Data section:
:::

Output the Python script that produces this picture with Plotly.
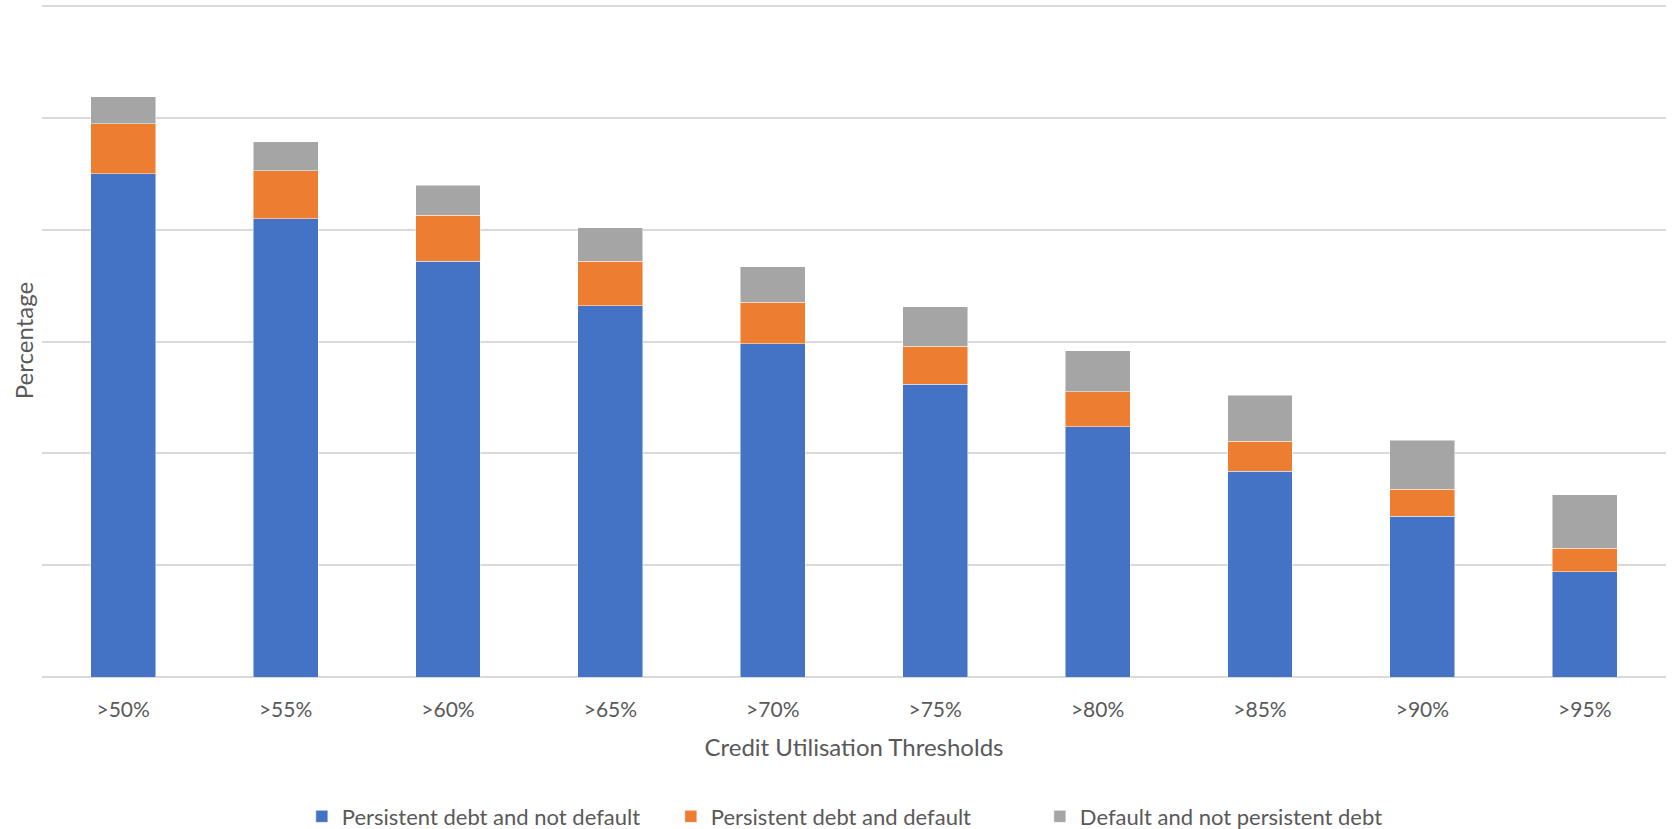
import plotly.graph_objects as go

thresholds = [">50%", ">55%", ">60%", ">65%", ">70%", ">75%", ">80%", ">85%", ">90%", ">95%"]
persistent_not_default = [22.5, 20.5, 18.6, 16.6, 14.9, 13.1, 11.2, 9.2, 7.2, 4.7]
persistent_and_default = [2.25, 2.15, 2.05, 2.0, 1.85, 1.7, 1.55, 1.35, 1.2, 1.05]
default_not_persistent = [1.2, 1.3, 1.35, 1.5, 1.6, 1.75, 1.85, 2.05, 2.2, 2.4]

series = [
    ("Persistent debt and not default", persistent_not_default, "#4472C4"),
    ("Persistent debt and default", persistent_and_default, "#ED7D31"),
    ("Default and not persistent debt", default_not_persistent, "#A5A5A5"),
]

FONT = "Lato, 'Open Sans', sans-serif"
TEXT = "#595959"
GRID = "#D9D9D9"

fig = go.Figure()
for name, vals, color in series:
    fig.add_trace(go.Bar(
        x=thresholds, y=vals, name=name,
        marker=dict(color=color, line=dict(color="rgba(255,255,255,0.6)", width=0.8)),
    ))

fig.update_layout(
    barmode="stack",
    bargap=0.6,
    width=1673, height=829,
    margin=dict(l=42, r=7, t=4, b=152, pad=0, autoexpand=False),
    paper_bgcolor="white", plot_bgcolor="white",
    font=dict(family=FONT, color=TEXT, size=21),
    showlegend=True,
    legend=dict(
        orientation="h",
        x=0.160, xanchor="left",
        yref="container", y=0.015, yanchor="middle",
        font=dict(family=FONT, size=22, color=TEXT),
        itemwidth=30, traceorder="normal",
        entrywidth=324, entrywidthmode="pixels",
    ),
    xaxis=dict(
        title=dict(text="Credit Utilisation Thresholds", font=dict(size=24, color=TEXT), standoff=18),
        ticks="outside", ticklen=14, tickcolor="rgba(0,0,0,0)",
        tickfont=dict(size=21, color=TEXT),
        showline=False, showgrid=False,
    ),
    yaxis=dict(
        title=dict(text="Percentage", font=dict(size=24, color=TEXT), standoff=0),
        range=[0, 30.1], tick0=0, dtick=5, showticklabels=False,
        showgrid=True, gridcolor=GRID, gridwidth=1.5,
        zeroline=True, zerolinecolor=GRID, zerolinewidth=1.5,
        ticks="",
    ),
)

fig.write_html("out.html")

:::

Problem:
Everything from the first line of the listing above through the line that contains "import plotly.graph_objects as go" is to be restated word for word, minus the pictures.

Answer to the task:
Output the Python script that produces this picture with Plotly.
import plotly.graph_objects as go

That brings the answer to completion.